• [Description of the task] Without the pictures, extract every line from the start of the material to the line containing "times = pd.date_range('2024-01-26", both ends included.

• [Information supplied]
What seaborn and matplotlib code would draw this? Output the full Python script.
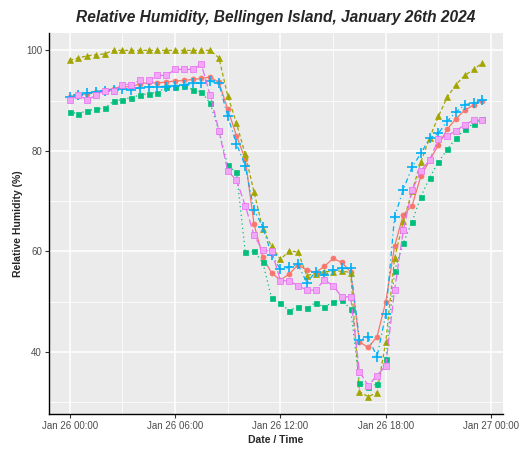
import pandas as pd
import matplotlib
matplotlib.use('Agg')
import matplotlib.pyplot as plt
import matplotlib.dates as mdates
import seaborn as sns

# half-hourly readings, 26 Jan 2024
times = pd.date_range('2024-01-26 00:00', periods=48, freq='30min')

rh_red = [90.7, 91.0, 91.4, 91.7, 92.0, 92.4, 92.7, 92.8, 93.3, 93.6, 93.5, 93.7,
          93.9, 94.0, 94.2, 94.4, 94.7, 93.6, 88.3, 83.0, 78.3, 65.4, 58.8, 55.7,
          54.3, 55.5, 57.3, 56.3, 55.8, 57.0, 58.6, 57.8, 55.9, 42.0, 40.9, 43.0,
          50.0, 61.0, 67.3, 69.1, 75.0, 78.1, 81.2, 84.3, 86.4, 88.1, 89.1, 90.0]
rh_olive = [98.0, 98.5, 98.9, 99.1, 99.3, 100.0, 100.0, 100.0, 100.0, 100.0, 100.0, 100.0,
            100.0, 100.0, 100.0, 100.0, 100.0, 98.5, 91.0, 85.5, 79.3, 71.8, 64.4, 61.0,
            58.4, 60.1, 59.9, 55.2, 55.6, 56.0, 56.0, 56.1, 55.8, 32.1, 31.1, 31.9,
            42.0, 58.6, 66.0, 72.0, 77.8, 82.6, 86.9, 90.7, 93.2, 95.0, 96.2, 97.5]
rh_green = [87.7, 87.4, 88.0, 88.3, 88.5, 89.9, 90.2, 90.6, 91.1, 91.4, 91.6, 92.7,
            92.7, 92.9, 92.2, 91.7, 89.5, 84.0, 77.1, 75.7, 59.9, 60.0, 57.8, 50.7,
            49.7, 48.2, 49.0, 48.7, 49.8, 48.9, 50.0, 50.3, 48.5, 33.8, 33.0, 33.6,
            38.5, 56.1, 61.7, 65.9, 70.9, 74.7, 77.8, 80.3, 82.5, 84.3, 85.4, 86.4]
rh_blue = [90.7, 91.1, 91.5, 91.8, 92.0, 92.2, 92.4, 92.2, 92.6, 92.7, 92.8, 92.8,
           93.0, 93.2, 93.4, 93.5, 93.9, 93.4, 86.9, 81.4, 77.0, 68.2, 64.9, 59.3,
           56.4, 56.8, 57.4, 53.8, 55.9, 55.3, 56.3, 56.6, 56.6, 42.4, 42.9, 39.0,
           47.5, 66.9, 72.3, 76.8, 79.5, 82.5, 83.5, 85.9, 87.7, 89.2, 89.5, 90.2]
rh_pink = [90.1, 91.1, 90.1, 91.1, 92.0, 92.0, 93.2, 93.2, 94.0, 94.0, 95.0, 95.0,
           96.2, 96.2, 96.2, 97.2, 91.1, 84.0, 76.0, 74.2, 69.1, 63.2, 60.2, 60.1,
           54.2, 54.1, 53.2, 52.3, 52.3, 54.3, 53.2, 50.9, 51.0, 36.1, 33.3, 35.3,
           37.3, 52.3, 64.2, 72.2, 76.0, 78.2, 82.3, 83.0, 84.0, 85.2, 86.1, 86.1]

series = ['1', '2', '3', '4', '5']
values = [rh_red, rh_olive, rh_green, rh_blue, rh_pink]

df = pd.concat([pd.DataFrame({'time': times, 'rh': v, 'sensor': s})
                for s, v in zip(series, values)], ignore_index=True)

colours = ['#F8766D', '#A3A500', '#00BF7D', '#00B0F6', '#E76BF3']
markers = ['o', '^', 's', '+', 's']
msizes = [3.6, 4.0, 3.6, 6.5, 4.2]
dashes = ['-', (0, (3, 2)), (0, (1, 2.5)), (0, (1, 2.5, 4, 2.5)), (0, (6, 2.5))]

sns.set_theme(style='darkgrid')
plt.rcParams['font.family'] = ['Liberation Sans', 'DejaVu Sans']

fig = plt.figure(figsize=(5.28, 4.5), dpi=100)
ax = fig.add_axes([49 / 528, 1 - 414 / 450, 454 / 528, 381 / 450])
ax.set_facecolor('#EBEBEB')

for s, c, m, ms, ls in zip(series, colours, markers, msizes, dashes):
    sub = df[df['sensor'] == s]
    sns.lineplot(data=sub, x='time', y='rh', color=c, ax=ax, legend=False,
                 linewidth=0.9, linestyle=ls, marker=m, markersize=ms,
                 markeredgewidth=1.2 if m == '+' else 0.5,
                 markerfacecolor='#F2A6F6' if s == '5' else c,
                 markeredgecolor=c)

# ggplot style expansion of 5%
t0, t1 = df['time'].min(), df['time'].max()
pad = (t1 - t0) * 0.05
ax.set_xlim(t0 - pad, t1 + pad)
lo, hi = df['rh'].min(), df['rh'].max()
ax.set_ylim(lo - 0.05 * (hi - lo), hi + 0.05 * (hi - lo))

ax.xaxis.set_major_locator(mdates.HourLocator(byhour=[0, 6, 12, 18]))
ax.xaxis.set_minor_locator(mdates.HourLocator(byhour=[3, 9, 15, 21]))
ax.xaxis.set_major_formatter(mdates.DateFormatter('%b %d %H:%M'))
ax.set_yticks([40, 60, 80, 100])
ax.set_yticks([30, 50, 70, 90], minor=True)

ax.grid(which='major', color='white', linewidth=1.1)
ax.grid(which='minor', color='white', linewidth=0.55)
ax.set_axisbelow(True)
for side in ['top', 'right']:
    ax.spines[side].set_visible(False)
for side in ['left', 'bottom']:
    ax.spines[side].set_visible(True)
    ax.spines[side].set_color('black')
    ax.spines[side].set_linewidth(1.0)

ax.tick_params(which='major', length=3, width=0.8, color='#333333',
               labelsize=7, labelcolor='#4D4D4D', pad=2, bottom=True, left=True)
ax.tick_params(which='minor', length=0)

ax.set_xlabel('Date / Time', fontsize=7.5, fontweight='bold', labelpad=3)
ax.set_ylabel('Relative Humidity (%)', fontsize=7.5, fontweight='bold', labelpad=2)
ax.set_title('Relative Humidity, Bellingen Island, January 26th 2024',
             fontsize=11.2, fontweight='bold', fontstyle='italic', pad=8)

fig.savefig('out.png', dpi=100)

• [Task response]
What seaborn and matplotlib code would draw this? Output the full Python script.
import pandas as pd
import matplotlib
matplotlib.use('Agg')
import matplotlib.pyplot as plt
import matplotlib.dates as mdates
import seaborn as sns

# half-hourly readings, 26 Jan 2024
times = pd.date_range('2024-01-26 00:00', periods=48, freq='30min')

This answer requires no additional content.